Dulu, ibu dan saya bekerja sebagai pembantu di rumah orang lain. Ketika saya berusia 5–9 tahun, saya sering menemani ibu bekerja, baik sebagai pembantu maupun tukang urut. Kami berjalan kaki berdua di bawah terik matahari, sampai kulit saya terbakar hitam. Ibu enggan menggunakan angkot karena lebih memilih menghemat 3 ribu rupiah untuk belanja daripada membayar transportasi.
Ibu selalu melindungi saya, membela saya ketika bapak memukul dengan ikat pinggang atau sapu. Ia sering membelikan saya barang-barang yang saya inginkan dari hasil kerja kerasnya, seperti membersihkan rumah orang lain dan memotong rumput dengan bayaran 25–50 ribu rupiah.
Kami harus pergi ke sumur untuk mandi dan mencuci karena rumah kami hanya menggunakan lampu minyak tanah. Ibu dan saya selalu sibuk berdua, sementara bapak hanya duduk di rumah membaca koran.

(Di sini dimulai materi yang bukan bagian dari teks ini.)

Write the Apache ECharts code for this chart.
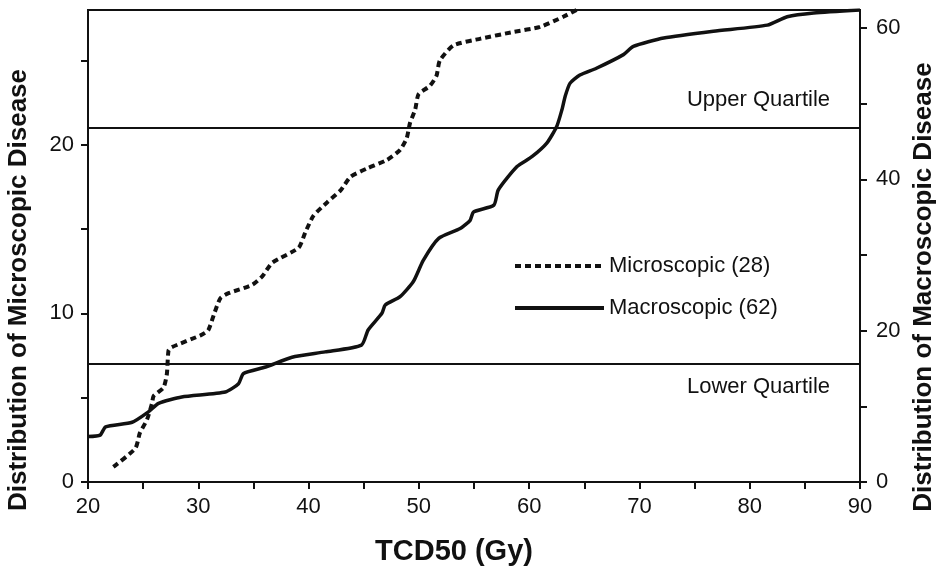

Saya masih ingat bagaimana ibu bekerja keras, dengan keringat yang bercucuran, baju basah, dan rambut lepek demi uang 25 ribu. Ibu selalu memasak makanan rumah yang lezat. Namun, sejak ibu berselingkuh, bapak menjadi kasar, dan keluarga kami menjadi terabaikan. Ibu dan bapak akhirnya bercerai.

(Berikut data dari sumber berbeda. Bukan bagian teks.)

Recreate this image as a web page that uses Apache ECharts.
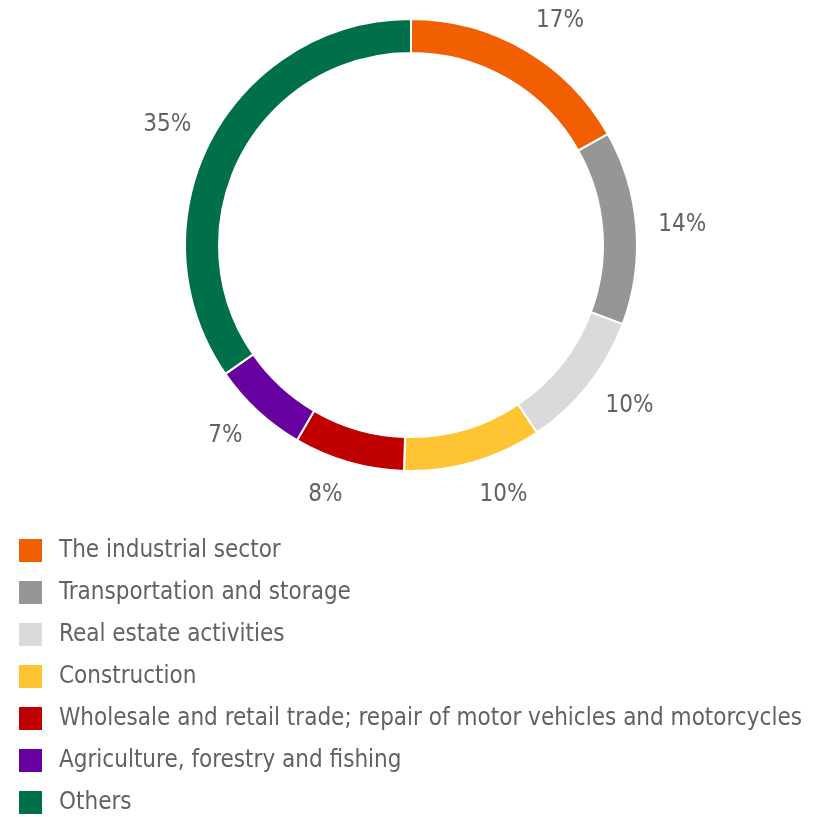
<!DOCTYPE html>
<html>
<head>
<meta charset="utf-8">
<script src="https://cdn.jsdelivr.net/npm/echarts@6/dist/echarts.min.js"></script>
<style>
html,body{margin:0;padding:0;background:#fff;}
#chart{width:834px;height:817px;}
</style>
</head>
<body>
<div id="chart"></div>
<script>
// Sector shares (%)
const categories = [
  'The industrial sector',
  'Transportation and storage',
  'Real estate activities',
  'Construction',
  'Wholesale and retail trade; repair of motor vehicles and motorcycles',
  'Agriculture, forestry and fishing',
  'Others'
];
const shares = [17, 14, 10, 10, 8, 7, 35];
const colors = ['#F25F00', '#969696', '#DADADA', '#FFC433', '#C00000', '#66009F', '#00704A'];

const textColor = '#626262';
const fontFamily = '"DejaVu Sans Condensed", "Liberation Sans Narrow", Roboto, sans-serif';

// ring geometry
const cx = 411, cy = 245;
const innerR = 192, outerR = 226, labelR = 248;

// mid angle (radians, clockwise from 12 o'clock) of each slice
const total = shares.reduce((a, b) => a + b, 0);
const midAngles = [];
let acc = 0;
shares.forEach(v => { midAngles.push((acc + v / 2) / total * 2 * Math.PI); acc += v; });

const chart = echarts.init(document.getElementById('chart'));
chart.setOption({
  animation: false,
  color: colors,
  legend: {
    orient: 'vertical',
    left: 19,
    top: 538,
    height: 300,
    padding: 0,
    itemWidth: 23,
    itemHeight: 23,
    itemGap: 17,
    icon: 'rect',
    itemStyle: { borderWidth: 0 },
    textStyle: { fontSize: 24, lineHeight: 23, color: textColor, fontFamily: fontFamily, padding: [2, 0, 0, 12] },
    data: categories
  },
  series: [{
    type: 'pie',
    center: [cx, cy],
    radius: [innerR, outerR],
    startAngle: 90,
    clockwise: true,
    avoidLabelOverlap: false,
    itemStyle: { borderColor: '#fff', borderWidth: 2 },
    label: {
      show: true,
      position: 'outside',
      formatter: '{c}%',
      fontSize: 24,
      color: textColor,
      fontFamily: fontFamily
    },
    labelLine: { show: false },
    // each label sits just outside the ring, pushed away from it on its side
    labelLayout: function (p) {
      const a = midAngles[p.dataIndex];
      const s = Math.sin(a), c = Math.cos(a);
      const h = p.labelRect.height;
      return {
        x: cx + labelR * s,
        y: cy - labelR * c - (h / 2) * c,
        align: s >= 0 ? 'left' : 'right',
        verticalAlign: 'middle'
      };
    },
    emphasis: { disabled: true },
    data: categories.map((name, i) => ({ name: name, value: shares[i] }))
  }]
});
</script>
</body>
</html>
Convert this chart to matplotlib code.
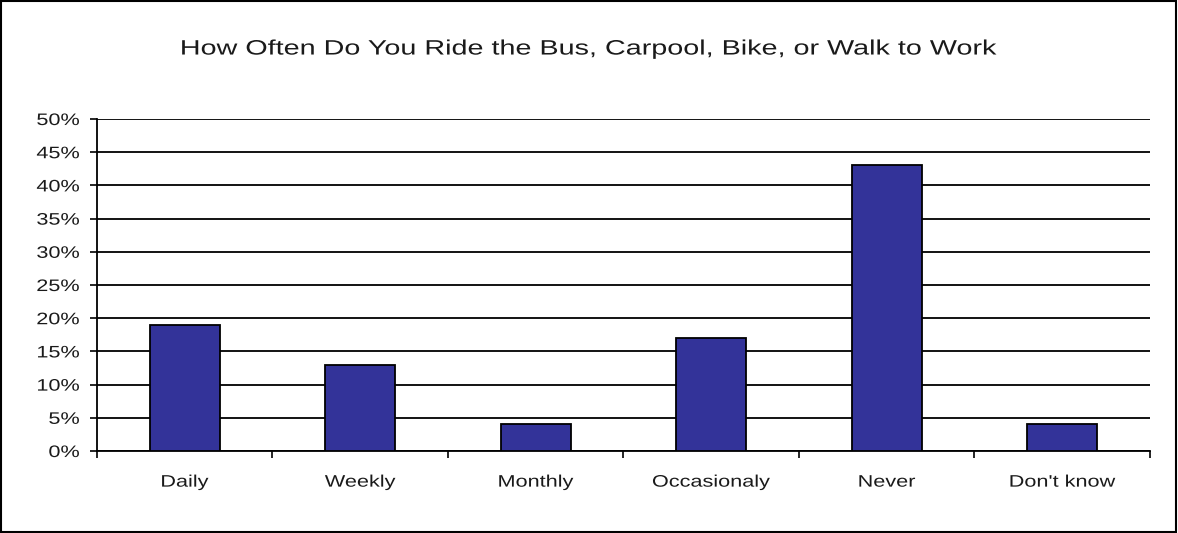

Saya pergi ke sekolah dengan rambut acak-acakan karena ibu belum pulang untuk mengikat rambut saya. Ketika guru menegur saya di depan teman-teman, saya menjelaskan dengan polos bahwa ibu belum pulang dan saya tidak bisa mengikat rambut sendiri. Teman-teman sekelas menertawakan saya.

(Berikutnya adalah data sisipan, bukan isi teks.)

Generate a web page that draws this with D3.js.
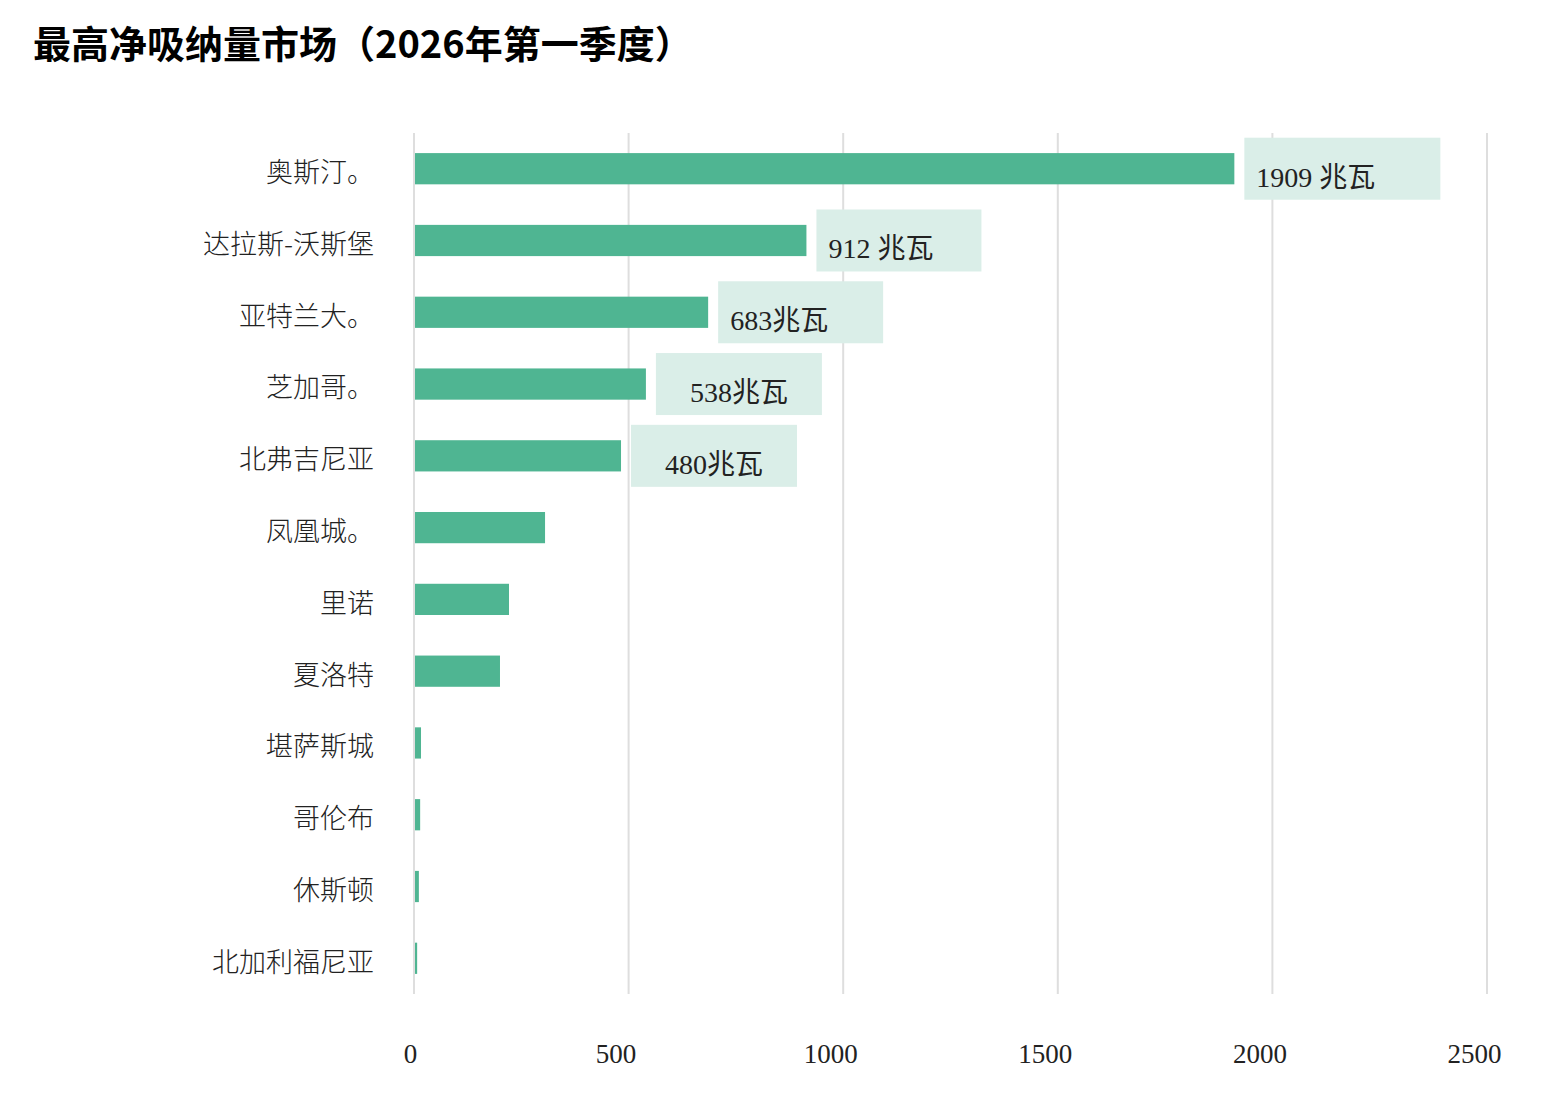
<!DOCTYPE html>
<html>
<head>
<meta charset="utf-8">
<script src="https://cdn.jsdelivr.net/npm/d3@7"></script>
<style>
  body { margin: 0; background: #fff; }
  text { fill: #222; }
</style>
</head>
<body>
<div id="chart"></div>
<script>
// markets and net absorption (MW)
const markets = ["奥斯汀。", "达拉斯-沃斯堡", "亚特兰大。", "芝加哥。", "北弗吉尼亚", "凤凰城。",
                 "里诺", "夏洛特", "堪萨斯城", "哥伦布", "休斯顿", "北加利福尼亚"];
const values = [1909, 912, 683, 538, 480, 303, 219, 198, 14, 12, 9, 5];
const valueLabels = ["1909 兆瓦", "912 兆瓦", "683兆瓦", "538兆瓦", "480兆瓦"];
const xTicks = [0, 500, 1000, 1500, 2000, 2500];

// callout styling
const labelAlign = ["start", "start", "start", "middle", "middle"];
const calloutWidths = [196, 165, 165, 166, 166];

const width = 1559;
const height = 1112;
const margin = { top: 133, right: 72, bottom: 118, left: 414 };

const data = markets.map((m, i) => ({ market: m, value: values[i] }));

const svg = d3.select("#chart").append("svg")
    .attr("width", width)
    .attr("height", height);

const x = d3.scaleLinear()
    .domain([0, 2500])
    .range([margin.left, width - margin.right]);

const y = d3.scaleBand()
    .domain(markets)
    .range([margin.top, height - margin.bottom])
    .paddingInner(0.565)
    .paddingOuter(0.28);

const labelFont = "'Liberation Serif', 'Noto Sans CJK SC', serif";

// title
svg.append("text")
    .attr("x", 33)
    .attr("y", 58)
    .style("font-family", "'Noto Sans CJK SC', sans-serif")
    .style("font-weight", 700)
    .style("font-size", "38px")
    .style("fill", "#000")
    .text("最高净吸纳量市场（2026年第一季度）");

// grid lines
svg.append("g")
    .selectAll("line")
    .data(xTicks)
    .join("line")
    .attr("x1", d => x(d))
    .attr("x2", d => x(d))
    .attr("y1", margin.top)
    .attr("y2", height - margin.bottom)
    .attr("stroke", "#dedede")
    .attr("stroke-width", 2);

// x axis
const xAxis = svg.append("g")
    .attr("transform", `translate(0,${height - 52})`)
    .call(d3.axisBottom(x).tickValues(xTicks).tickSize(0).tickFormat(d3.format("d")));
xAxis.select(".domain").remove();
xAxis.selectAll("text")
    .attr("dx", d => d === 0 ? -4 : -13)
    .attr("dy", 0)
    .style("font-family", labelFont)
    .style("font-size", "27px")
    .style("fill", "#222");

// y labels
svg.append("g")
    .selectAll("text")
    .data(markets)
    .join("text")
    .attr("x", margin.left - 40)
    .attr("y", d => y(d) + y.bandwidth() / 2 + 2)
    .attr("dy", "0.42em")
    .attr("text-anchor", "end")
    .style("font-family", "'Noto Sans CJK SC', sans-serif")
    .style("font-weight", 300)
    .style("font-size", "27px")
    .text(d => d);

// bars
svg.append("g")
    .selectAll("rect")
    .data(data)
    .join("rect")
    .attr("x", x(0) + 1)
    .attr("y", d => y(d.market))
    .attr("width", d => Math.max(1.5, x(d.value) - x(0)))
    .attr("height", y.bandwidth())
    .attr("fill", "#4fb592");

// value callouts for the top five
const callouts = svg.append("g")
    .selectAll("g")
    .data(data.slice(0, valueLabels.length))
    .join("g")
    .attr("transform", d => `translate(${x(d.value) + 11},${y(d.market) + y.bandwidth() / 2})`);

callouts.append("rect")
    .attr("y", -31)
    .attr("height", 62)
    .attr("width", (d, i) => calloutWidths[i])
    .attr("fill", "#daeee8");

callouts.append("text")
    .attr("y", 18)
    .attr("x", (d, i) => labelAlign[i] === "middle" ? calloutWidths[i] / 2 : 12)
    .attr("text-anchor", (d, i) => labelAlign[i])
    .style("font-family", labelFont)
    .style("font-size", "28px")
    .style("fill", "#222")
    .text((d, i) => valueLabels[i]);
</script>
</body>
</html>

Setelah ibu memilih pria lain, dia berubah dan kami menjadi jauh, meskipun tinggal di kota yang sama. Kami tidak saling berkabar selama 7 tahun. Ketika ibu muncul kembali, dia memperkenalkan tiga anak perempuan dan saya merasa seperti memiliki adik yang lebih disayang ibu.
Saat pernikahan saya, ibu meminta 200 ribu rupiah agar mau datang. Di pelaminan, ibu mendekati saya dan meminta sisa uang 100 ribu, menganggap hadiah pernikahan saya tidak memadai. Sekarang, ibu tampaknya ingin menghabiskan harta saya untuk diberikan kepada keluarga barunya. Terima kasih atas kebaikan ibu dulu, meskipun hanya sesaat. Saya telah rutin membalas kebaikan ibu dan membayar utang yang ibu pinjam dari koperasi. Ibu pernah mengeluh bahwa saya pelit hanya karena saya menolak membelikan hp, padahal sebelumnya saya pernah membeli perhiasan emas yang dijual ibu.